◆ Description of the task ◆
Quote the listing below in full and exactly as written, but omit every picture.

◆ Data shown ◆
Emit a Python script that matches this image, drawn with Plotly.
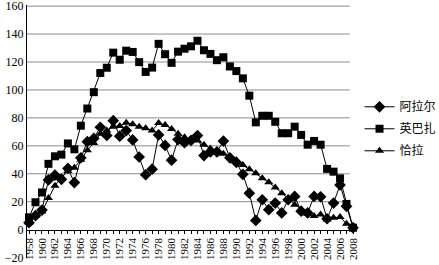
import plotly.graph_objects as go

years = list(range(1958, 2009))

alaer = [5, 10, 14, 35.6, 39, 36, 43.8, 33.7, 51.4, 63, 65.3, 73.3, 67.4, 78, 66.9, 70.9, 64.2, 52, 39.3,
         43.3, 67.8, 60.3, 49.7, 64.5, 62.2, 63.8, 67.4, 53, 55.6, 55.6, 63.4, 51.4, 48.1, 39.6, 26.1,
         6.6, 21.4, 14.3, 19, 12, 21.4, 23.8, 13.2, 12, 23.8, 23.5, 7.8, 19, 32, 16.7, 1.4]

yingbazha = [8.8, 19.6, 26.6, 47.1, 52.5, 53.7, 61.7, 57.5, 74.4, 86.7, 98.4, 112.1, 115.9, 126.7, 121.6,
             128.1, 127.2, 119.9, 112.9, 116, 133, 125.6, 119.4, 127.4, 129.5, 131.2, 135.2, 128.4, 125.8,
             121.3, 123.4, 116.8, 113.5, 108.3, 95.9, 76.8, 81.5, 81.5, 77.2, 69, 69, 73.7, 67.8, 60.8,
             63.5, 60.8, 43.5, 41.5, 36.7, 18.4, 1.4]

qiala = [5, 10, 13, 22.6, 31.5, 37.5, 42, 44.3, 50, 56.8, 62, 68.6, 70.9, 73.7, 74.2, 76.5, 75.5, 73.6, 72.5,
         70.9, 76.3, 74.9, 72.1, 68.6, 66.2, 65, 63.8, 60.8, 58, 55.6, 54.4, 52.1, 49.7, 46.2, 43.3, 40.3,
         36.7, 33.9, 30.2, 26.1, 22.1, 17.9, 14.3, 11.3, 9.7, 10.8, 7.3, 8.5, 9, 4.2, 1]

y_ticks = [-20, 0, 20, 40, 60, 80, 100, 120, 140, 160]
grid_vals = [20, 40, 60, 80, 100, 120, 140, 160]

names = ["阿拉尔", "英巴扎", "恰拉"]
symbols = ["diamond", "square", "triangle-up"]
sizes = [9, 8, 8]
series = [alaer, yingbazha, qiala]

fig = go.Figure()
for nm, sym, sz, vals in zip(names, symbols, sizes, series):
    fig.add_trace(go.Scatter(
        x=years, y=vals, name=nm, mode="lines+markers",
        line=dict(color="black", width=1),
        marker=dict(symbol=sym, size=sz, color="black"),
        cliponaxis=False, legendgroup=nm,
    ))

for v in grid_vals:
    fig.add_shape(type="line", xref="paper", x0=0, x1=0.99, yref="y", y0=v, y1=v,
                  line=dict(color="#8c8c8c", width=1), layer="below")

ticktext = [str(y) if (y - 1958) % 2 == 0 else "" for y in years]

fig.update_layout(
    width=439, height=265,
    margin=dict(l=27, r=86, t=5, b=7, autoexpand=False),
    paper_bgcolor="white", plot_bgcolor="white",
    showlegend=True,
    legend=dict(x=1.02, y=0.655, xanchor="left", yanchor="top",
                font=dict(family="Noto Sans CJK SC", size=12, color="black"),
                tracegroupgap=3, itemwidth=30, bgcolor="rgba(0,0,0,0)"),
    font=dict(family="Liberation Serif", color="black"),
    xaxis=dict(range=[1957.69, 2008], anchor="free", position=20.3 / 181.1,
               showline=True, linecolor="black", linewidth=1,
               showgrid=False, zeroline=False, automargin=False,
               tickmode="array", tickvals=years, ticktext=ticktext,
               ticks="outside", ticklen=3, tickcolor="black", ticklabeloverflow="allow",
               tickangle=-90, tickfont=dict(family="Liberation Serif", size=11, color="black")),
    yaxis=dict(range=[-20.3, 160.8], tickmode="array", tickvals=y_ticks,
               showline=True, linecolor="black", linewidth=1, automargin=False,
               showgrid=False, zeroline=False, ticks="", ticklen=0, ticklabeloverflow="allow",
               tickfont=dict(family="Liberation Serif", size=12, color="black")),
)

fig.write_html("out.html")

◆ Worked solution ◆
Emit a Python script that matches this image, drawn with Plotly.
import plotly.graph_objects as go

years = list(range(1958, 2009))

alaer = [5, 10, 14, 35.6, 39, 36, 43.8, 33.7, 51.4, 63, 65.3, 73.3, 67.4, 78, 66.9, 70.9, 64.2, 52, 39.3,
         43.3, 67.8, 60.3, 49.7, 64.5, 62.2, 63.8, 67.4, 53, 55.6, 55.6, 63.4, 51.4, 48.1, 39.6, 26.1,
         6.6, 21.4, 14.3, 19, 12, 21.4, 23.8, 13.2, 12, 23.8, 23.5, 7.8, 19, 32, 16.7, 1.4]

yingbazha = [8.8, 19.6, 26.6, 47.1, 52.5, 53.7, 61.7, 57.5, 74.4, 86.7, 98.4, 112.1, 115.9, 126.7, 121.6,
             128.1, 127.2, 119.9, 112.9, 116, 133, 125.6, 119.4, 127.4, 129.5, 131.2, 135.2, 128.4, 125.8,
             121.3, 123.4, 116.8, 113.5, 108.3, 95.9, 76.8, 81.5, 81.5, 77.2, 69, 69, 73.7, 67.8, 60.8,
             63.5, 60.8, 43.5, 41.5, 36.7, 18.4, 1.4]

qiala = [5, 10, 13, 22.6, 31.5, 37.5, 42, 44.3, 50, 56.8, 62, 68.6, 70.9, 73.7, 74.2, 76.5, 75.5, 73.6, 72.5,
         70.9, 76.3, 74.9, 72.1, 68.6, 66.2, 65, 63.8, 60.8, 58, 55.6, 54.4, 52.1, 49.7, 46.2, 43.3, 40.3,
         36.7, 33.9, 30.2, 26.1, 22.1, 17.9, 14.3, 11.3, 9.7, 10.8, 7.3, 8.5, 9, 4.2, 1]

y_ticks = [-20, 0, 20, 40, 60, 80, 100, 120, 140, 160]
grid_vals = [20, 40, 60, 80, 100, 120, 140, 160]

names = ["阿拉尔", "英巴扎", "恰拉"]
symbols = ["diamond", "square", "triangle-up"]
sizes = [9, 8, 8]
series = [alaer, yingbazha, qiala]

fig = go.Figure()
for nm, sym, sz, vals in zip(names, symbols, sizes, series):
    fig.add_trace(go.Scatter(
        x=years, y=vals, name=nm, mode="lines+markers",
        line=dict(color="black", width=1),
        marker=dict(symbol=sym, size=sz, color="black"),
        cliponaxis=False, legendgroup=nm,
    ))

for v in grid_vals:
    fig.add_shape(type="line", xref="paper", x0=0, x1=0.99, yref="y", y0=v, y1=v,
                  line=dict(color="#8c8c8c", width=1), layer="below")

ticktext = [str(y) if (y - 1958) % 2 == 0 else "" for y in years]

fig.update_layout(
    width=439, height=265,
    margin=dict(l=27, r=86, t=5, b=7, autoexpand=False),
    paper_bgcolor="white", plot_bgcolor="white",
    showlegend=True,
    legend=dict(x=1.02, y=0.655, xanchor="left", yanchor="top",
                font=dict(family="Noto Sans CJK SC", size=12, color="black"),
                tracegroupgap=3, itemwidth=30, bgcolor="rgba(0,0,0,0)"),
    font=dict(family="Liberation Serif", color="black"),
    xaxis=dict(range=[1957.69, 2008], anchor="free", position=20.3 / 181.1,
               showline=True, linecolor="black", linewidth=1,
               showgrid=False, zeroline=False, automargin=False,
               tickmode="array", tickvals=years, ticktext=ticktext,
               ticks="outside", ticklen=3, tickcolor="black", ticklabeloverflow="allow",
               tickangle=-90, tickfont=dict(family="Liberation Serif", size=11, color="black")),
    yaxis=dict(range=[-20.3, 160.8], tickmode="array", tickvals=y_ticks,
               showline=True, linecolor="black", linewidth=1, automargin=False,
               showgrid=False, zeroline=False, ticks="", ticklen=0, ticklabeloverflow="allow",
               tickfont=dict(family="Liberation Serif", size=12, color="black")),
)

fig.write_html("out.html")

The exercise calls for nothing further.